Si tratta di una struttura metallica, con copertura retrattile, composta da pali montanti sormontati da travi orizzontali, delle dimensioni in pianta di ml. 10,00 x 5,50 ed altezza totale pari ml. 4,00, per una superficie complessiva di mq. 55,00.
Non può quindi essere qualificata come pergotenda e rientrare in regime di edilizia libera, in quanto il regime giuridico di cui all’art. 6 dpr 380/2001, tenuto conto della declaratoria degli interventi ivi contenuta così come di quella esemplificata, a titolo non esaustivo, dal D.M. 2.03.2018 (cd.

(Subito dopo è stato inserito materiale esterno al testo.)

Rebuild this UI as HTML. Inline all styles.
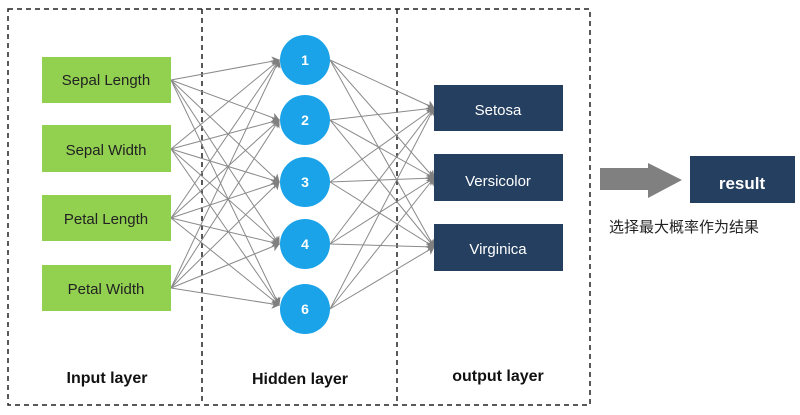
<!DOCTYPE html>
<html><head><meta charset="utf-8"><style>
body{margin:0;width:800px;height:415px;background:#fff;overflow:hidden}
svg{display:block}
text{font-family:"Liberation Sans","Noto Sans CJK SC",sans-serif}
</style></head><body>
<svg width="800" height="415" viewBox="0 0 800 415">
<defs><marker id="a" markerWidth="8" markerHeight="10" refX="7" refY="5" orient="auto" markerUnits="userSpaceOnUse"><path d="M0,0 L8,5 L0,10 L2,5 z" fill="#808080"/></marker></defs>
<rect x="8" y="9" width="582" height="396" fill="none" stroke="#222" stroke-width="1.5" stroke-dasharray="5,4"/>
<line x1="202" y1="9" x2="202" y2="405" stroke="#222" stroke-width="1.5" stroke-dasharray="5,4"/>
<line x1="397" y1="9" x2="397" y2="405" stroke="#222" stroke-width="1.5" stroke-dasharray="5,4"/>
<g stroke="#8a8a8a" stroke-width="1" marker-end="url(#a)">
<!-- input to hidden -->
<line x1="171" y1="80" x2="279" y2="60"/><line x1="171" y1="80" x2="279" y2="120"/><line x1="171" y1="80" x2="279" y2="182"/><line x1="171" y1="80" x2="279" y2="244"/><line x1="171" y1="80" x2="279" y2="305"/>
<line x1="171" y1="149" x2="279" y2="60"/><line x1="171" y1="149" x2="279" y2="120"/><line x1="171" y1="149" x2="279" y2="182"/><line x1="171" y1="149" x2="279" y2="244"/><line x1="171" y1="149" x2="279" y2="305"/>
<line x1="171" y1="218" x2="279" y2="60"/><line x1="171" y1="218" x2="279" y2="120"/><line x1="171" y1="218" x2="279" y2="182"/><line x1="171" y1="218" x2="279" y2="244"/><line x1="171" y1="218" x2="279" y2="305"/>
<line x1="171" y1="288" x2="279" y2="60"/><line x1="171" y1="288" x2="279" y2="120"/><line x1="171" y1="288" x2="279" y2="182"/><line x1="171" y1="288" x2="279" y2="244"/><line x1="171" y1="288" x2="279" y2="305"/>
<!-- hidden to output -->
<line x1="330" y1="60" x2="434" y2="108"/><line x1="330" y1="60" x2="434" y2="178"/><line x1="330" y1="60" x2="434" y2="247"/>
<line x1="330" y1="120" x2="434" y2="108"/><line x1="330" y1="120" x2="434" y2="178"/><line x1="330" y1="120" x2="434" y2="247"/>
<line x1="330" y1="182" x2="434" y2="108"/><line x1="330" y1="182" x2="434" y2="178"/><line x1="330" y1="182" x2="434" y2="247"/>
<line x1="330" y1="244" x2="434" y2="108"/><line x1="330" y1="244" x2="434" y2="178"/><line x1="330" y1="244" x2="434" y2="247"/>
<line x1="330" y1="309" x2="434" y2="108"/><line x1="330" y1="309" x2="434" y2="178"/><line x1="330" y1="309" x2="434" y2="247"/>
</g>
<g fill="#92d050">
<rect x="42" y="57" width="129" height="46"/><rect x="42" y="125" width="129" height="47"/><rect x="42" y="195" width="129" height="46"/><rect x="42" y="265" width="129" height="46"/>
</g>
<g font-size="15" fill="#222" text-anchor="middle">
<text x="106" y="85">Sepal Length</text><text x="106" y="155">Sepal Width</text><text x="106" y="224">Petal Length</text><text x="106" y="294">Petal Width</text>
</g>
<g fill="#1aa3e8">
<circle cx="305" cy="60" r="25"/><circle cx="305" cy="120" r="25"/><circle cx="305" cy="182" r="25"/><circle cx="305" cy="244" r="25"/><circle cx="305" cy="309" r="25"/>
</g>
<g fill="#fff" font-size="14" font-weight="bold" text-anchor="middle">
<text x="305" y="65">1</text><text x="305" y="125">2</text><text x="305" y="187">3</text><text x="305" y="249">4</text><text x="305" y="314">6</text>
</g>
<g fill="#243f60">
<rect x="434" y="85" width="129" height="46"/><rect x="434" y="154" width="129" height="47"/><rect x="434" y="224" width="129" height="47"/><rect x="690" y="156" width="105" height="47"/>
</g>
<g fill="#fff" font-size="15" text-anchor="middle">
<text x="498" y="115">Setosa</text><text x="498" y="186">Versicolor</text><text x="498" y="254">Virginica</text>
<text x="742" y="189" font-weight="bold" font-size="17">result</text>
</g>
<polygon points="600,168 648,168 648,163 682,180 648,198 648,190 600,190" fill="#808080"/>
<text x="609" y="232" font-size="15" fill="#222">选择最大概率作为结果</text>
<g font-size="16" font-weight="bold" fill="#111" text-anchor="middle">
<text x="107" y="383">Input layer</text><text x="300" y="384">Hidden layer</text><text x="498" y="381">output layer</text>
</g>
</svg>
</body></html>
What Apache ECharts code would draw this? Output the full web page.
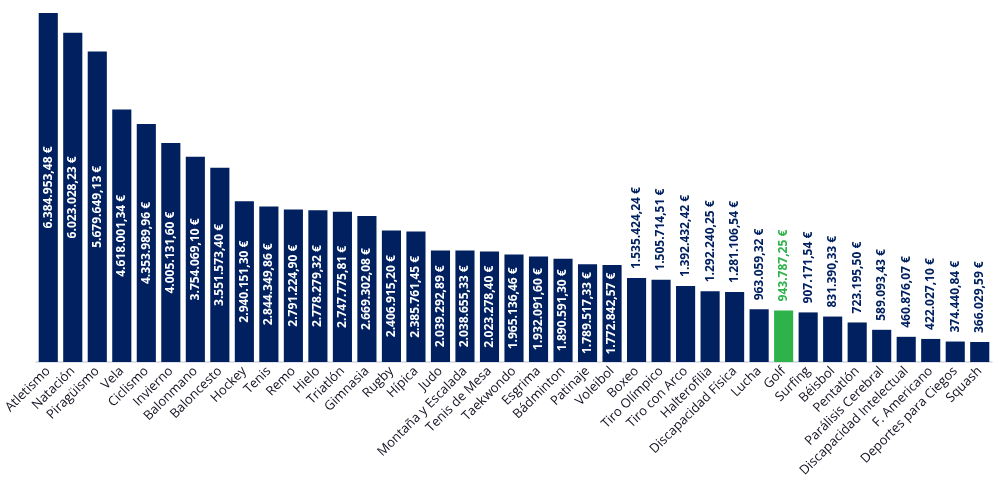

Glossario dell’attività edilizia libera), risulta applicabile esclusivamente in relazione a quelle opere che:
- a) fungono da “arredo” delle aree pertinenziali degli edifici (opere esemplificate dal n. 43 al n. 51 del Glossario, tra cui le cd. pergotende);
- b) sono destinate a soddisfare «obiettive esigenze contingenti e temporanee e ad essere immediatamente rimosse al cessare della necessità e, comunque, entro un termine non superiore a 90 giorni» (per come chiarito nel cd. Glossario di cui al D.M. 2018 che le esemplifica dal n. 53 al n. 58, tra cui i Gazebo, le cd, Tensostrutture, Pressostrutture e assimilabili).
Riassumendo: deve comunque trattarsi di interventi che, per materiali costruttivi e dimensioni complessive, non alternino l’assetto urbanistico preesistente, aggravandone il carico. Non è evidentemente questo il caso. Vediamo perché assieme al TAR.
Funzione e destinazione dell'opera parlano chiaro...
Quanto detto sopra porta ad escludere la struttura metallica in contestazione dal perimetro dell’art. 6 Testo Unico Edilizia, in quanto, prima di tutto, avente destinazione funzionale non già estetica, ossia di “abbellimento” dell’area cortilizia annessa all’officina, quanto piuttosto “commerciale”, essendo evidentemente strumentale, per come evincibile dalla documentazione fotografica in atti, all’attività di officina meccanica svolta dal controinteressato nell’adiacente immobile “principale”.
Inoltre, la destinazione funzionale di siffatta opera non può dirsi circoscritta ad un intervallo di 90 giorni, apparendo piuttosto stabile e durevole nel tempo; ciò in considerazione non soltanto della contiguità della stessa all’edificio principale cui accede ma anche delle relative dimensioni, alquanto notevoli (ben 55 mq. comportanti la copertura dell’intera area cortilizia), nonché dei materiali costruttivi di cui è composta, determinanti la complessiva installazione di una massiccia struttura metallica, per ciò stesso inidonea ad essere immediatamente smantellata.
Non c'è precarietà e l'elemento tenda non prevale
Non solo non è una pergotenda, ma non è neanche una "tensostruttura".
La struttura in contestazione è, dunque, tutt'altro che "precaria" giacché implicante, per caratteristiche costruttive, dimensionali e funzionali, una sensibile alterazione dell'assetto edilizio preesistente, con conseguente aggravio del carico urbanistico.
Sul punto la giurisprudenza è univoca nel ritenere che "Per configurare una c.d. "pergotenda", in quanto tale non necessitante di titolo abilitativo, occorre che l'opera principale sia costituita non dalla struttura in sé, ma dalla tenda, quale elemento di protezione dal sole o dagli agenti atmosferici, con la conseguenza che la struttura deve qualificarsi in termini di mero elemento accessorio, necessario al sostegno e all'estensione della tenda; non è invece configurabile una pergotenda se la struttura principale è solida e permanente e, soprattutto, tale da determinare una evidente variazione di sagoma e prospetto dell'edificio".
L'opera necessitava, dunque, del preventivo rilascio di un titolo autorizzativo, in quanto intervento “di nuova costruzione”, tale essendo espressamente considerata dal Legislatore anche l’installazione «strutture di qualsiasi genere, quali roulotte, camper, case mobili, imbarcazioni, che siano utilizzati come […] ambienti di lavoro, oppure come depositi, magazzini e simili, ad eccezione di quelli che siano diretti a soddisfare esigenze meramente temporanee» (cfr. lettera e.5) dell’art. 3 T.U.E. in combinato disposto con l’art. 10 TUE).
Qui serviva quindi il permesso di costruire (non la CILA), in assenza del quale scatta l'abuso edilizio.